On Mon, 2 Feb 2004 09:57:43 -0800
Scott Francis <darkuncle@darkuncle.net> wrote:

> be glad it's only 2 hours. :) I set up a RAID5 of 4x160GB 5400RPM IDE
> disks a while back (2 disks per promise PCI IDE card), and parity
> rebuild on that takes _fourteen_ hours. Not fun. However ...

wow - thats totally useless for a web/mail server. Even two hours every
couple of months is going to have clients bitching.

> It's possible to have this run in background and continue normal
> bootup, and even use the system in the meantime (obviously you can't
> use the RAID filesystem until parity is rebuilt, but the rest of the
> system is useable).

Umm, well all the essential stuff is on the raidset - so that doesn't
help much :)

> definitely you want multiple filesystems.

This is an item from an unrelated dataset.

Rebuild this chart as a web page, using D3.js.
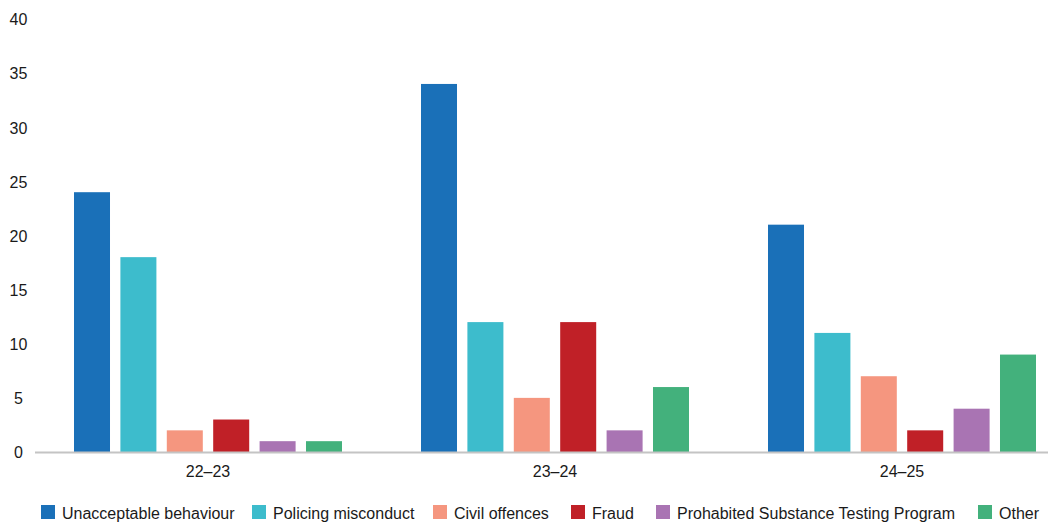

At the minimum, / /tmp /var
> /home/usr and /usr/local.

Done this ecxept for the /usr/local. Why that one? Also I realise that
mail/web docs/ logs etc go in /var so that has to be the biggest, but
how big do /usr /usr/local /home and /tmp need to be ? (P3 1.2gig 1gig
ram, 2 gig swap)
 
> fsck will run on every filesystem not cleanly unmounted. However, that
> probably won't be any slower than a single massive partition (and you
> may find that it will be faster). You may also wish to use the soft
> updates mount option on your RAID filesystem; I did that (450GB
> filesystem) and read/write performance improved considerably.

I've heard of problems with softupdates. I want reliability and uptime
over performance.

> cheap IDE solution. I avoid the parity rebuild problem by being _very_
> careful to cleanly unmount the filesystem and the RAID set.

The box will be in a co-lo location 4 hours drive from here with ups and
diesel backup so it should be OK - but who knows?